* _Data block_

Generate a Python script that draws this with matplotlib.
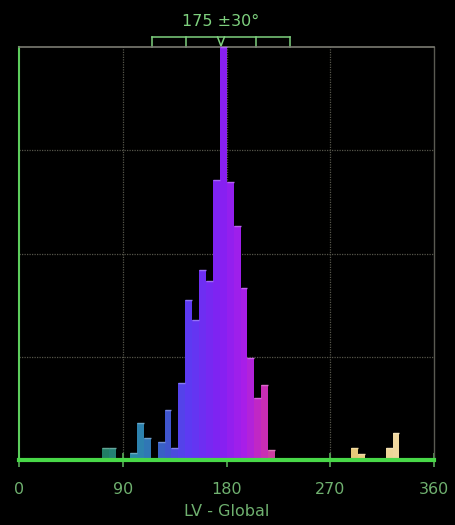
import numpy as np
import matplotlib
matplotlib.use("Agg")
import matplotlib.pyplot as plt
from matplotlib.colors import LinearSegmentedColormap

# Data: 6-degree bins, heights as percent of peak
bin_left = [72, 78, 96, 102, 108, 120, 126, 132, 138, 144, 150, 156, 162, 168,
            174, 180, 186, 192, 198, 204, 210, 216, 288, 294, 318, 324]
counts = [2.9, 2.9, 1.7, 9.0, 5.3, 4.4, 12.1, 2.9, 18.6, 38.7, 33.9, 46.0, 43.3, 67.8,
          100.0, 67.3, 56.7, 41.6, 24.7, 15.0, 18.2, 2.4, 2.9, 1.5, 2.9, 6.5]
bin_width = 6
mean_angle = 175
sd_angle = 30
x_ticks = [0, 90, 180, 270, 360]
x_label = "LV - Global"
title = "175 ±30°"

# angle-dependent colours
anchors = [(0.0, "#1f7a50"), (70/360, "#1f7a58"), (100/360, "#2a8aa8"),
           (125/360, "#3a5cc8"), (145/360, "#5a3cf2"), (175/360, "#8420f2"),
           (195/360, "#a81ee8"), (212/360, "#c82ab8"), (225/360, "#d0508a"),
           (260/360, "#e0a070"), (290/360, "#e8c878"), (330/360, "#f0d8a0"),
           (1.0, "#f0d8a0")]
cmap = LinearSegmentedColormap.from_list("ang", anchors)

W, H = 456, 525
fig = plt.figure(figsize=(W/100, H/100), dpi=100, facecolor="black")
ax = fig.add_axes([19.5/W, 1-460/H, (434-19.5)/W, (460-47)/H])
ax.set_facecolor("black")

centers = np.array(bin_left) + bin_width/2
colors = [cmap(c/360) for c in centers]
ax.bar(bin_left, counts, width=bin_width, align="edge", color=colors,
       edgecolor="none", zorder=3)
# light caps on top of bars
for l, c, col in zip(bin_left, counts, colors):
    r, g, b, a = col
    cap = (min(1, r*0.7+0.3), min(1, g*0.7+0.3), min(1, b*0.7+0.3))
    ax.plot([l, l+bin_width], [c, c], color=cap, lw=1.0, zorder=4,
            solid_capstyle="butt", clip_on=False)

ax.set_xlim(0, 360)
ax.set_ylim(0, 100)

grid_col = "#55554a"
for gx in [90, 180, 270]:
    ax.axvline(gx, color=grid_col, lw=0.9, ls=(0, (1, 1)), zorder=1)
for gy in [25, 50, 75]:
    ax.axhline(gy, color=grid_col, lw=0.9, ls=(0, (1, 1)), zorder=1)

green = "#5ccc5c"
ax.spines["left"].set_color(green)
ax.spines["left"].set_linewidth(1.5)
ax.spines["bottom"].set_color("#48d848")
ax.spines["bottom"].set_linewidth(3)
ax.spines["bottom"].set_zorder(5)
ax.spines["top"].set_color("#7a7a72")
ax.spines["top"].set_linewidth(1.2)
ax.spines["right"].set_color("#5a5a52")
ax.spines["right"].set_linewidth(1.0)

ax.set_xticks(x_ticks)
ax.set_xticklabels([str(t) for t in x_ticks])
ax.tick_params(axis="x", colors="#5aaa5a", direction="inout", length=10,
               width=1.2, labelsize=11.5, pad=11)
for lbl in ax.get_xticklabels():
    lbl.set_color("#6fb06f")
ax.set_yticks([])
ax.set_xlabel(x_label, color="#6fb06f", fontsize=11.5, labelpad=5)

# mean +/- SD bracket above axes
trans = ax.get_xaxis_transform()
yb_top = 1 + 10/413
yb_bot = 1.0
bc = "#7ed07e"
lo2, hi2 = mean_angle - 2*sd_angle, mean_angle + 2*sd_angle
ax.plot([lo2, hi2], [yb_top, yb_top], color=bc, lw=1.1, transform=trans, clip_on=False)
for xx in [lo2, mean_angle - sd_angle, mean_angle + sd_angle, hi2]:
    ax.plot([xx, xx], [yb_top, yb_bot], color=bc, lw=1.1, transform=trans, clip_on=False)
ax.plot([mean_angle - 3, mean_angle, mean_angle + 3], [yb_top, yb_bot + 1/413, yb_top],
        color=bc, lw=1.1, transform=trans, clip_on=False)
ax.text(mean_angle, 1 + 26/413, title, transform=trans, ha="center", va="center",
        color="#7ed07e", fontsize=11.5)

fig.savefig("out.png", dpi=100, facecolor="black")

* _Request_
Transcribe the material exactly, keeping every word and none of the pictures.

* _Problem solution_
Generate a Python script that draws this with matplotlib.
import numpy as np
import matplotlib
matplotlib.use("Agg")
import matplotlib.pyplot as plt
from matplotlib.colors import LinearSegmentedColormap

# Data: 6-degree bins, heights as percent of peak
bin_left = [72, 78, 96, 102, 108, 120, 126, 132, 138, 144, 150, 156, 162, 168,
            174, 180, 186, 192, 198, 204, 210, 216, 288, 294, 318, 324]
counts = [2.9, 2.9, 1.7, 9.0, 5.3, 4.4, 12.1, 2.9, 18.6, 38.7, 33.9, 46.0, 43.3, 67.8,
          100.0, 67.3, 56.7, 41.6, 24.7, 15.0, 18.2, 2.4, 2.9, 1.5, 2.9, 6.5]
bin_width = 6
mean_angle = 175
sd_angle = 30
x_ticks = [0, 90, 180, 270, 360]
x_label = "LV - Global"
title = "175 ±30°"

# angle-dependent colours
anchors = [(0.0, "#1f7a50"), (70/360, "#1f7a58"), (100/360, "#2a8aa8"),
           (125/360, "#3a5cc8"), (145/360, "#5a3cf2"), (175/360, "#8420f2"),
           (195/360, "#a81ee8"), (212/360, "#c82ab8"), (225/360, "#d0508a"),
           (260/360, "#e0a070"), (290/360, "#e8c878"), (330/360, "#f0d8a0"),
           (1.0, "#f0d8a0")]
cmap = LinearSegmentedColormap.from_list("ang", anchors)

W, H = 456, 525
fig = plt.figure(figsize=(W/100, H/100), dpi=100, facecolor="black")
ax = fig.add_axes([19.5/W, 1-460/H, (434-19.5)/W, (460-47)/H])
ax.set_facecolor("black")

centers = np.array(bin_left) + bin_width/2
colors = [cmap(c/360) for c in centers]
ax.bar(bin_left, counts, width=bin_width, align="edge", color=colors,
       edgecolor="none", zorder=3)
# light caps on top of bars
for l, c, col in zip(bin_left, counts, colors):
    r, g, b, a = col
    cap = (min(1, r*0.7+0.3), min(1, g*0.7+0.3), min(1, b*0.7+0.3))
    ax.plot([l, l+bin_width], [c, c], color=cap, lw=1.0, zorder=4,
            solid_capstyle="butt", clip_on=False)

ax.set_xlim(0, 360)
ax.set_ylim(0, 100)

grid_col = "#55554a"
for gx in [90, 180, 270]:
    ax.axvline(gx, color=grid_col, lw=0.9, ls=(0, (1, 1)), zorder=1)
for gy in [25, 50, 75]:
    ax.axhline(gy, color=grid_col, lw=0.9, ls=(0, (1, 1)), zorder=1)

green = "#5ccc5c"
ax.spines["left"].set_color(green)
ax.spines["left"].set_linewidth(1.5)
ax.spines["bottom"].set_color("#48d848")
ax.spines["bottom"].set_linewidth(3)
ax.spines["bottom"].set_zorder(5)
ax.spines["top"].set_color("#7a7a72")
ax.spines["top"].set_linewidth(1.2)
ax.spines["right"].set_color("#5a5a52")
ax.spines["right"].set_linewidth(1.0)

ax.set_xticks(x_ticks)
ax.set_xticklabels([str(t) for t in x_ticks])
ax.tick_params(axis="x", colors="#5aaa5a", direction="inout", length=10,
               width=1.2, labelsize=11.5, pad=11)
for lbl in ax.get_xticklabels():
    lbl.set_color("#6fb06f")
ax.set_yticks([])
ax.set_xlabel(x_label, color="#6fb06f", fontsize=11.5, labelpad=5)

# mean +/- SD bracket above axes
trans = ax.get_xaxis_transform()
yb_top = 1 + 10/413
yb_bot = 1.0
bc = "#7ed07e"
lo2, hi2 = mean_angle - 2*sd_angle, mean_angle + 2*sd_angle
ax.plot([lo2, hi2], [yb_top, yb_top], color=bc, lw=1.1, transform=trans, clip_on=False)
for xx in [lo2, mean_angle - sd_angle, mean_angle + sd_angle, hi2]:
    ax.plot([xx, xx], [yb_top, yb_bot], color=bc, lw=1.1, transform=trans, clip_on=False)
ax.plot([mean_angle - 3, mean_angle, mean_angle + 3], [yb_top, yb_bot + 1/413, yb_top],
        color=bc, lw=1.1, transform=trans, clip_on=False)
ax.text(mean_angle, 1 + 26/413, title, transform=trans, ha="center", va="center",
        color="#7ed07e", fontsize=11.5)

fig.savefig("out.png", dpi=100, facecolor="black")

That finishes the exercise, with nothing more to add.